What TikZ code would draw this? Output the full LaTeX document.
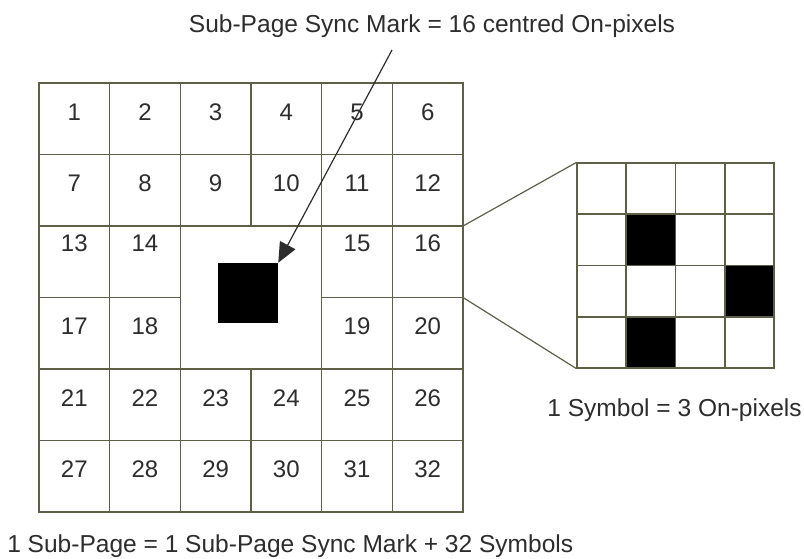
\documentclass[tikz,border=0pt]{standalone}
\usepackage{fontspec}
\setmainfont{Liberation Sans}
\usetikzlibrary{positioning,calc,arrows.meta}
\definecolor{gridline}{RGB}{95,95,72}
\definecolor{inktext}{RGB}{45,45,45}

\tikzset{
  cell/.style={draw=gridline, line width=0.9pt, minimum width=53pt, minimum height=53.6pt, inner sep=0pt, outer sep=0pt},
  num/.style={inner sep=0pt, text=inktext, font=\fontsize{18}{21}\selectfont},
  caption/.style={inner sep=0pt, text=inktext, font=\fontsize{18.4}{22}\selectfont},
  pixel/.style={fill=black, minimum width=36.9pt, minimum height=38.4pt, inner sep=0pt},
}

\begin{document}
\begin{tikzpicture}[x=0.75pt, y=-0.75pt]
\path[use as bounding box, fill=white] (0,0) rectangle (804,558);
% sub-page: 32 symbol cells round the sync mark
\foreach \row/\first in {0/1,1/7,4/21,5/27}
  \foreach \col in {0,...,5}{
    \pgfmathtruncatemacro\idx{\first+\col}
    \node[cell] (c\idx) at (74.33+70.67*\col, 118.75+71.5*\row) {};
    \node[num] at ($(c\idx.north)+(0,29)$) {\idx};
  }
\foreach \row/\first in {2/13,3/17}
  \foreach \col/\k in {0/0,1/1,4/2,5/3}{
    \pgfmathtruncatemacro\idx{\first+\k}
    \node[cell] (c\idx) at (74.33+70.67*\col, 118.75+71.5*\row) {};
    \node[num] at ($(c\idx.north)+(0,{17+12*(\row-2)})$) {\idx};
  }
\node[fill=black, minimum size=45pt, inner sep=0pt] (mark) at (248,293) {};

\node[caption, anchor=base] (title) at (432,32) {Sub-Page Sync Mark = 16 centred On-pixels};
\draw[line width=0.9pt, draw=inktext, -{Triangle[length=15pt, width=13pt]}] ($(title.base)+(-40,18)$) -- (mark.north east);

% one symbol, 4x4 pixels
\node[pixel] (p1) at (650.9,239.9) {};
\node[pixel] (p2) at (749.4,291.1) {};
\node[pixel] (p3) at (650.9,342.4) {};
\node[draw=gridline, line width=0.9pt, minimum width=147.75pt, minimum height=153.75pt, inner sep=0pt] (symbol) at (675.5,265.5) {};
\foreach \i in {1,2,3}{
  \draw[gridline, line width=0.9pt] ($(symbol.north west)!\i/4!(symbol.north east)$) -- ($(symbol.south west)!\i/4!(symbol.south east)$);
  \draw[gridline, line width=0.9pt] ($(symbol.north west)!\i/4!(symbol.south west)$) -- ($(symbol.north east)!\i/4!(symbol.south east)$);
}
\draw[gridline, line width=0.9pt] (c16.north east) -- (symbol.north west) (c16.south east) -- (symbol.south west);

\node[caption, anchor=base east] (symcap) at (802,416) {1 Symbol = 3 On-pixels};
\node[caption, anchor=base west] (pagecap) at (7,552) {1 Sub-Page = 1 Sub-Page Sync Mark + 32 Symbols};
\end{tikzpicture}
\end{document}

◆ ◆ ◆

Requirements
Return the whole listing, word for word, and leave out every picture.

Answer for the task
What TikZ code would draw this? Output the full LaTeX document.
\documentclass[tikz,border=0pt]{standalone}
\usepackage{fontspec}
\setmainfont{Liberation Sans}
\usetikzlibrary{positioning,calc,arrows.meta}
\definecolor{gridline}{RGB}{95,95,72}
\definecolor{inktext}{RGB}{45,45,45}

\tikzset{
  cell/.style={draw=gridline, line width=0.9pt, minimum width=53pt, minimum height=53.6pt, inner sep=0pt, outer sep=0pt},
  num/.style={inner sep=0pt, text=inktext, font=\fontsize{18}{21}\selectfont},
  caption/.style={inner sep=0pt, text=inktext, font=\fontsize{18.4}{22}\selectfont},
  pixel/.style={fill=black, minimum width=36.9pt, minimum height=38.4pt, inner sep=0pt},
}

\begin{document}
\begin{tikzpicture}[x=0.75pt, y=-0.75pt]
\path[use as bounding box, fill=white] (0,0) rectangle (804,558);
% sub-page: 32 symbol cells round the sync mark
\foreach \row/\first in {0/1,1/7,4/21,5/27}
  \foreach \col in {0,...,5}{
    \pgfmathtruncatemacro\idx{\first+\col}
    \node[cell] (c\idx) at (74.33+70.67*\col, 118.75+71.5*\row) {};
    \node[num] at ($(c\idx.north)+(0,29)$) {\idx};
  }
\foreach \row/\first in {2/13,3/17}
  \foreach \col/\k in {0/0,1/1,4/2,5/3}{
    \pgfmathtruncatemacro\idx{\first+\k}
    \node[cell] (c\idx) at (74.33+70.67*\col, 118.75+71.5*\row) {};
    \node[num] at ($(c\idx.north)+(0,{17+12*(\row-2)})$) {\idx};
  }
\node[fill=black, minimum size=45pt, inner sep=0pt] (mark) at (248,293) {};

\node[caption, anchor=base] (title) at (432,32) {Sub-Page Sync Mark = 16 centred On-pixels};
\draw[line width=0.9pt, draw=inktext, -{Triangle[length=15pt, width=13pt]}] ($(title.base)+(-40,18)$) -- (mark.north east);

% one symbol, 4x4 pixels
\node[pixel] (p1) at (650.9,239.9) {};
\node[pixel] (p2) at (749.4,291.1) {};
\node[pixel] (p3) at (650.9,342.4) {};
\node[draw=gridline, line width=0.9pt, minimum width=147.75pt, minimum height=153.75pt, inner sep=0pt] (symbol) at (675.5,265.5) {};
\foreach \i in {1,2,3}{
  \draw[gridline, line width=0.9pt] ($(symbol.north west)!\i/4!(symbol.north east)$) -- ($(symbol.south west)!\i/4!(symbol.south east)$);
  \draw[gridline, line width=0.9pt] ($(symbol.north west)!\i/4!(symbol.south west)$) -- ($(symbol.north east)!\i/4!(symbol.south east)$);
}
\draw[gridline, line width=0.9pt] (c16.north east) -- (symbol.north west) (c16.south east) -- (symbol.south west);

\node[caption, anchor=base east] (symcap) at (802,416) {1 Symbol = 3 On-pixels};
\node[caption, anchor=base west] (pagecap) at (7,552) {1 Sub-Page = 1 Sub-Page Sync Mark + 32 Symbols};
\end{tikzpicture}
\end{document}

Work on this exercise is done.